The historian will yet calculate the millions of pounds worth of damage they committed and the hundreds of murders they perpetrated. It is a well-known fact that dozens of these Black and Tans have since committed suicide or gone mad because of the horrors for which they were responsible.
And all this time the I.R.A. was every day becoming a vaster and more perfect military machine. My prophecy to Sean Treacy of 1918 was being fulfilled. Once the fight for freedom started in earnest, as I had said, it was being kept up with renewed vigour.
During this visit to Dublin I put a novel proposal before Headquarters, the adoption of which changed the whole nature of the struggle. I shall outline my proposal in the next chapter.
Meantime I must here refer to my ever trusty friends, at whose houses my companions and I were ever welcome while in Dublin, even though torture and imprisonment would have been the fate of any under whose roof we might be known to shelter. I cannot recall them all now, but some I can never forget—Seumas Ryan, of The Monument Creamery; the Bolands, of Clontarf (Harry’s people); Seumas Kirwan, of Parnell Street (a Tipperary man); the Delaneys, of Heytesbury Street (now Seumas Robinson’s people-in-law); the Flemings, of Drumcondra; Mr. and Mrs. Duncan, of Irishtown; Seumas and Mrs. O’Doherty, of Connaught Street, (later my good friends in America); Martin Conlon and, of course, Phil Shanahan.
CHAPTER XX.
ADVENTURES WITH THE MURDER GANG.
The plan I put before Headquarters was the establishment of Flying Columns in every county, starting of course with Tipperary. My experience of ambushes and barrack attacks had convinced me that such a scheme would prove an immense success.

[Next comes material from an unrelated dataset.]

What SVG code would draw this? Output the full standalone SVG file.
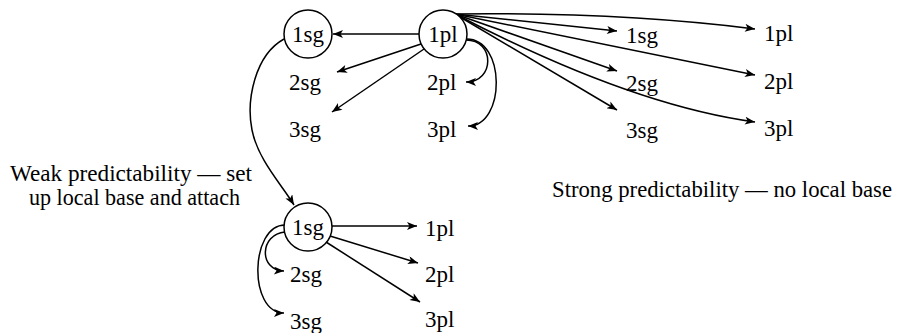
<svg xmlns="http://www.w3.org/2000/svg" width="898" height="333" viewBox="0 0 898 333">
<style>
text{font-family:"Liberation Serif","DejaVu Serif",serif;font-size:23px;fill:#000}
.c{text-anchor:middle}
circle{fill:#fff;stroke:#000;stroke-width:1.5}
#connectors path{fill:none;stroke:#000;stroke-width:1.5;marker-end:url(#ah)}
</style>
<defs>
<marker id="ah" viewBox="0 0 10 8" refX="10" refY="4" markerWidth="11" markerHeight="8" orient="auto" markerUnits="userSpaceOnUse">
<path d="M0,0 L10,4 L0,8 L2.5,4 z" fill="#000"/>
</marker>
</defs>
<g id="connectors">
<path d="M419 34 L333 34"/>
<path d="M421 44 L337 72"/>
<path d="M424 49 L332 112"/>
<path d="M466 40 C495 40 495 82 466 82"/>
<path d="M466 39 C506 38 506 126 468 126"/>
<path d="M455 14 Q620 12 755 29"/>
<path d="M455 14 L617 31"/>
<path d="M455 14 L755 75"/>
<path d="M455 14 L617 71"/>
<path d="M455 14 Q630 105 755 122"/>
<path d="M455 14 L617 110"/>
<path d="M284 39 C255 55 246 100 252 130 C258 160 282 185 294 205"/>
<path d="M332 226 L417 226"/>
<path d="M330 236 L418 263"/>
<path d="M326 242 L420 302"/>
<path d="M285 232 C260 234 258 270 284 271"/>
<path d="M285 225 C250 225 248 313 284 313"/>
</g>
<g id="n-top-1sg"><circle cx="308" cy="34" r="24"/><text class="c" x="308" y="42">1sg</text></g>
<g id="n-top-1pl"><circle cx="443" cy="34" r="24"/><text class="c" x="443" y="42">1pl</text></g>
<g id="n-bot-1sg"><circle cx="308" cy="227" r="24"/><text class="c" x="308" y="235">1sg</text></g>
<g id="n-tl-2sg"><text x="289" y="90">2sg</text></g>
<g id="n-tl-3sg"><text x="289" y="137">3sg</text></g>
<g id="n-tl-2pl"><text x="427" y="90">2pl</text></g>
<g id="n-tl-3pl"><text x="427" y="137">3pl</text></g>
<g id="n-r-1sg"><text x="626" y="43">1sg</text></g>
<g id="n-r-2sg"><text x="626" y="91">2sg</text></g>
<g id="n-r-3sg"><text x="626" y="138">3sg</text></g>
<g id="n-r-1pl"><text x="764" y="41">1pl</text></g>
<g id="n-r-2pl"><text x="764" y="89">2pl</text></g>
<g id="n-r-3pl"><text x="764" y="136">3pl</text></g>
<g id="n-b-1pl"><text x="425" y="236">1pl</text></g>
<g id="n-b-2pl"><text x="425" y="282">2pl</text></g>
<g id="n-b-3pl"><text x="425" y="327">3pl</text></g>
<g id="n-b-2sg"><text x="290" y="282">2sg</text></g>
<g id="n-b-3sg"><text x="290" y="329">3sg</text></g>
<g id="label-weak">
<text x="10" y="181" textLength="242" lengthAdjust="spacingAndGlyphs">Weak predictability — set</text>
<text x="29" y="205" textLength="211" lengthAdjust="spacingAndGlyphs">up local base and attach</text>
</g>
<g id="label-strong"><text x="552" y="197" textLength="340" lengthAdjust="spacingAndGlyphs">Strong predictability — no local base</text></g>
</svg>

Hitherto we had been relying very much on help from men who would take part in a barrack attack at night and be at their work in the shops next morning. That was awkward for many reasons. It meant first of all, that they could only help at night. Secondly it often meant that business might often prevent them from coming and so we could not rely upon them very much. The disappointment we suffered from the Tipperary town men at Knocklong showed what serious risks there were in counting on men you had not actually at hand. Besides, these part-time volunteers could not possibly have the training that was wanted; they could not go far from home and they lived in an atmosphere of peace rather than of war.
We wanted full-time soldiers, to fight night or day, to be always at hand ready for any adventure and to devote proper time to training. They would be a mobile force striking at the enemy to-day in one district and next morning surprising him twenty or thirty miles away. Could we get this? We could. In addition to those few men who were permanently on the run—and that number was growing every day—there were scores ready to volunteer for whole-time active service in every county. Further, the tactics of the British in murdering men whom they suspected of being volunteers was making it impossible for any I.R.A. men to remain at home or at their ordinary work. We were being encumbered with hundreds of fellows who would only be in the way unless organised in proper military units acting under officers with discipline and daring.